[Plotting code records]
• • •

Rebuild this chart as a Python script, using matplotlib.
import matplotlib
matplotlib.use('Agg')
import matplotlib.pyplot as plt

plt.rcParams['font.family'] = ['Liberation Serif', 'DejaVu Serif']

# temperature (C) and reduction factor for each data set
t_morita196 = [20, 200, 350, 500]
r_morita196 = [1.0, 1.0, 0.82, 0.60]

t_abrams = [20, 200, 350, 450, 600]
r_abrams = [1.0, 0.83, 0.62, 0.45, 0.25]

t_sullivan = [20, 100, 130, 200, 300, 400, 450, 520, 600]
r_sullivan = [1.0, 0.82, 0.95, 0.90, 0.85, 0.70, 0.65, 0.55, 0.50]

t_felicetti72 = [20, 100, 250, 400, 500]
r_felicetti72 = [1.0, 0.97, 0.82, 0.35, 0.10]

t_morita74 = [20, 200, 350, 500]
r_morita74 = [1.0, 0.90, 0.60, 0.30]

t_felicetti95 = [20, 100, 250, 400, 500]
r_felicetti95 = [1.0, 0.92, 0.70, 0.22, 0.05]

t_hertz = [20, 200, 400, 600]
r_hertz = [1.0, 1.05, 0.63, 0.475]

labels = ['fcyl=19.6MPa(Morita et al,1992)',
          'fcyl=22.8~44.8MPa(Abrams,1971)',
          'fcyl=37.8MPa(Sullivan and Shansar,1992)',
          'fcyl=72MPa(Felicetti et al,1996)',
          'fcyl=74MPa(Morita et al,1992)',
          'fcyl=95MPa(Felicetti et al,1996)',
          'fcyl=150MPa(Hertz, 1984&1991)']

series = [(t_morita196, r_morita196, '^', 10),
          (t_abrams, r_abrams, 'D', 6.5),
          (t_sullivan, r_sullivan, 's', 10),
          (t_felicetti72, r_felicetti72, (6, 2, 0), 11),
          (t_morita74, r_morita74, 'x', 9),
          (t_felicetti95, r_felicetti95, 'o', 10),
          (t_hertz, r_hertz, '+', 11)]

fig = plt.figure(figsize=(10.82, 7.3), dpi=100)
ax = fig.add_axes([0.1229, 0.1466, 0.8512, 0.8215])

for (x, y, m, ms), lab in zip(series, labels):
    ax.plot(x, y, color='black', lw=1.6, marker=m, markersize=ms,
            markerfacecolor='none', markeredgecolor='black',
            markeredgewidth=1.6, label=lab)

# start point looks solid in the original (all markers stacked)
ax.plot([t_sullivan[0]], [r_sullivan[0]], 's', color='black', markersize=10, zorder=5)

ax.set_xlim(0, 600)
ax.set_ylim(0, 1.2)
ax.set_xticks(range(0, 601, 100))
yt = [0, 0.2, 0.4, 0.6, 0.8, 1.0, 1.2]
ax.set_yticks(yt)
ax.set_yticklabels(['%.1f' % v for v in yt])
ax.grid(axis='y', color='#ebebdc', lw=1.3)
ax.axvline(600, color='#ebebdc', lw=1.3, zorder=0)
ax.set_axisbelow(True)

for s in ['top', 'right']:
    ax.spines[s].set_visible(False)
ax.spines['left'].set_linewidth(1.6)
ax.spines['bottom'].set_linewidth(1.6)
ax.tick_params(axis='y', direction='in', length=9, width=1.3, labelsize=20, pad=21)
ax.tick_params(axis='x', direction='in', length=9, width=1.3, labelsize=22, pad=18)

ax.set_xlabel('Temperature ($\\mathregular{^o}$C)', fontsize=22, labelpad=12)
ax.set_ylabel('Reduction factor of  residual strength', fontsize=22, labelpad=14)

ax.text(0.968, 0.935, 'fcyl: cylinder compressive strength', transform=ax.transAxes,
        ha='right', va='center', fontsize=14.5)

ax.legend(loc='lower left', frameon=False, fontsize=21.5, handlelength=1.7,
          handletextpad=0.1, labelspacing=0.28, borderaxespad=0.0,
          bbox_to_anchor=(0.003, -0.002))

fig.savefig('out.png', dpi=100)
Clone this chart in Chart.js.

• • •

> Short exercise: Starting at the top of the data above, repeat every line exactly until the line containing "r_morita196 = [1.0, 1.0, 0.82, 0.60]" has been given, then stop.

> Answer for the task:
Rebuild this chart as a Python script, using matplotlib.
import matplotlib
matplotlib.use('Agg')
import matplotlib.pyplot as plt

plt.rcParams['font.family'] = ['Liberation Serif', 'DejaVu Serif']

# temperature (C) and reduction factor for each data set
t_morita196 = [20, 200, 350, 500]
r_morita196 = [1.0, 1.0, 0.82, 0.60]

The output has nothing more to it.